Suatu ketika, Jubair ibn Nufair mendengarkan do’a yang diucapkan oleh shahabat mulia Abu ad-Darda’ radhiyallahu ‘anhum di akhir shalatnya. Anda tahu do’a apa yang beliau panjatkan? ‘Audzubillahi minan nifaq (Aku berlindung kepada Allah dari sifat munafik). Ya, seorang shahabat seperti Abu ad-Darda’ begitu takut terhadap kemunafikan. Itulah sebabnya, -masih menurut penuturan Jubair ibn Nufair- beliau mengulang-ulangi do’a itu.

“Duhai tuan, ada apa antara Anda dengan kemunafikan?” tanya Jubair kepadanya.
“Sudahlah, engkau tidak usah mencampurinya. Demi Allah! Sesungguhnya seseorang itu dapat berubah-ubah dan berbolak-balik agamanya dalam satu jam, hingga akhirnya agama itu tercabut darinya!” jawab Abu ad-Darda’.

Seorang ‘alim bernama Yusuf ibn Ahmad Asy-Syairazy mengisahkan tentang salah seorang gurunya yang dikenal dengan Abu Waqt. Sang guru ini dikenal sebagai salah satu ahli hadits yang telah melakukan pengembaraan panjang untuk menyelami hadits-hadits Nabi shallallahu ‘alaihi wasallam. Ia bahkan digelari sebagai ruhlah ad-dunya; sang pengembara dunia. Simaklah penuturan Yusuf Asy-Syairazy tentang guru yang satu ini:
“…Allah akhirnya menakdirkan aku bertemu dengan beliau di negeri bernama Kirman.

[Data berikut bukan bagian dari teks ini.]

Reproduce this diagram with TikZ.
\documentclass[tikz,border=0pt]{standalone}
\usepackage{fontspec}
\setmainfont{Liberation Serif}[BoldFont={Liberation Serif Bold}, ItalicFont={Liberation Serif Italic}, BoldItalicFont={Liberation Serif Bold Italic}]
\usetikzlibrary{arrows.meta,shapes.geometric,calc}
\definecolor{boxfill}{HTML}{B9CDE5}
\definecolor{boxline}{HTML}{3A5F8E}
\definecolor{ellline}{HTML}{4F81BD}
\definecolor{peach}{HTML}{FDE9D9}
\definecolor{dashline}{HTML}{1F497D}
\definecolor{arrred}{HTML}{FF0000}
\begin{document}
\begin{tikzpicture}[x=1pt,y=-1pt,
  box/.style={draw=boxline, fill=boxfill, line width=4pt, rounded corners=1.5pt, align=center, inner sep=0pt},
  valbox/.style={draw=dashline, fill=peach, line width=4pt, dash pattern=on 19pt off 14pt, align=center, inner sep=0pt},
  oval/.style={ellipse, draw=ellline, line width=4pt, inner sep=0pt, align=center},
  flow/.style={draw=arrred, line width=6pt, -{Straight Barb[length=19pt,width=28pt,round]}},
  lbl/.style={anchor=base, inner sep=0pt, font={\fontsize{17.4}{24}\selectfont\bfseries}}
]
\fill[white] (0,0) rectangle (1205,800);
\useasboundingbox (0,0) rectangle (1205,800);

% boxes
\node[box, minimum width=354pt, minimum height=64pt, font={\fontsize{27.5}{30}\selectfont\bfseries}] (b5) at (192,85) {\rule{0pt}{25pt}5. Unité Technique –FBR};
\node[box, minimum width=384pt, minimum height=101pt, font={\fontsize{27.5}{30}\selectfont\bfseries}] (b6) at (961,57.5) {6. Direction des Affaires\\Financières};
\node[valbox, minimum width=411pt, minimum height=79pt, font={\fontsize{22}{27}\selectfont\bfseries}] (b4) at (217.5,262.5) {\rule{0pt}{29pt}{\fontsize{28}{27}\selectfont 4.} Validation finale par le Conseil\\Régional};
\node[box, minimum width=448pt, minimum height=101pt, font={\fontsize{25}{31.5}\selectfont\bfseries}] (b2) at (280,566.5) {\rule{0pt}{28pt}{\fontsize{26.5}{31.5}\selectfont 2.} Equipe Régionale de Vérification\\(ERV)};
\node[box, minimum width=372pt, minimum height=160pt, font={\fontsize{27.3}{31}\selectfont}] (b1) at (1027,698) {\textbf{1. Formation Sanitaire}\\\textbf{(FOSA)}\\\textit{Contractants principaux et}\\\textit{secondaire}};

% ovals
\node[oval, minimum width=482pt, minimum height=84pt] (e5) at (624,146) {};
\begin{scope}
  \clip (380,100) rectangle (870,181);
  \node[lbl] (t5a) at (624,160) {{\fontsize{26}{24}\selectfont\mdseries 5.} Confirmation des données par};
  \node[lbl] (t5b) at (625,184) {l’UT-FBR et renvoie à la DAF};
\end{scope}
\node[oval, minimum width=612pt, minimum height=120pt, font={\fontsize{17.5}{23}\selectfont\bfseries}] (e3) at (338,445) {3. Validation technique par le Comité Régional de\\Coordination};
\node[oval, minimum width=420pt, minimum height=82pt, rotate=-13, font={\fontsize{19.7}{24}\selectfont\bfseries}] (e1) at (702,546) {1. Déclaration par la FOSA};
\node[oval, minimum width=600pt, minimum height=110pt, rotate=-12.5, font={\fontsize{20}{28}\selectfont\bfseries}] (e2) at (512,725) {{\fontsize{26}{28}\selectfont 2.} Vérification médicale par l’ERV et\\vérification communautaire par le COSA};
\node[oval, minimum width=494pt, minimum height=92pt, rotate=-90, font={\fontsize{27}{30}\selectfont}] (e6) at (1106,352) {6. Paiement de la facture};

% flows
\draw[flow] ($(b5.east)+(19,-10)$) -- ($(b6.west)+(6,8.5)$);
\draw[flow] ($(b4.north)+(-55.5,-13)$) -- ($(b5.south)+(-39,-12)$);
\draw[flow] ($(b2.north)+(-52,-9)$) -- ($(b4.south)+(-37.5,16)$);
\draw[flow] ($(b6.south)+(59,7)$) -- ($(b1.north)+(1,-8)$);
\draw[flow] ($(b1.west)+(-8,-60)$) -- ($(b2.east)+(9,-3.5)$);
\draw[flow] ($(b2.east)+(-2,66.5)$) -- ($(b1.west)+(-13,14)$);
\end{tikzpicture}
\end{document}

Saat aku pertama berjumpa, kuucapkan salam kepadanya lalu aku mencium (kepala atau pundaknya). Kemudian aku duduk bersimpuh di hadapan beliau. Tidak lama kemudian, beliau bertanya padaku:

“Apa yang membuatmu datang ke negeri ini?”
Aku menjawab: “Engkaulah yang menjadi maksudku, tuanlah sandaranku setelah Allah Ta’ala. Aku telah menulis hadits-hadists yang engkau riwayatkan dengan penaku, namun aku tetap berusaha menemui tuan dengan kedua kakiku agar aku bisa mendapatkan keberkahan nafas-nafas tuan dan mendapat sanad tuan yang lebih tinggi.”
Beliau kemudian berkata: “Semoga Allah memberikan taufiq dan keridhoan kepadaku dan kepadamu. Semoga Ia menjadikan segala upaya kita adalah karena-Nya. Semoga Ia menjadikan tujuan kita hanyalah pada-Nya. Duhai, seandainya saja engkau mengetahui aku dengan sebenar-benarnya, niscaya engkau tidak akan mau mengucapkan salam padaku. Niscaya engkau tidak akan sudi duduk di hadapanku…”

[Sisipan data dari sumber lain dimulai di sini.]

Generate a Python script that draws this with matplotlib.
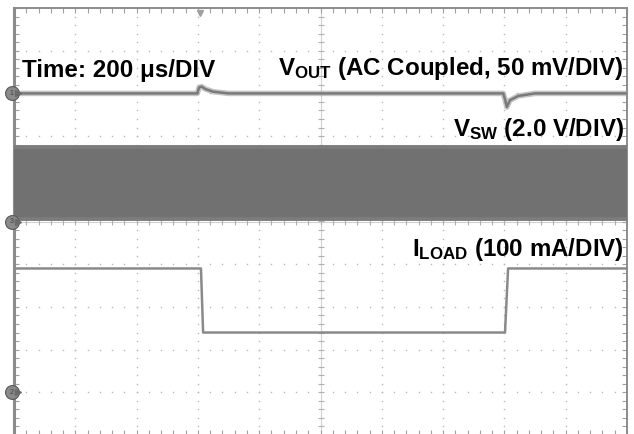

Beliau kemudian menangis. Lama sekali. Hingga membuat semua yang hadir pun turut menangis. Lalu beliau melanjutkan ucapannya, “Ya Allah! Tutupilah aib-aib kami dengan perlindungan-Mu Yang Mahaindah, dan jadikanlah apa yang ada di bawah perlindungan-Mu itu sesuatu yang Engkau ridhai untuk kami…”.

Itulah yang dikatakan oleh sang ‘alim pengembara dunia itu. Lalu apakah gerangan yang patut kita ucapkan dengan segala kelalaian kita? Katakanlah kepada siapapun yang mencoba mengagumi dan memuji kita: “Saudaraku, andai engkau tahu siapa aku sebenarnya…”. Lalu tangisilah diri sendiri.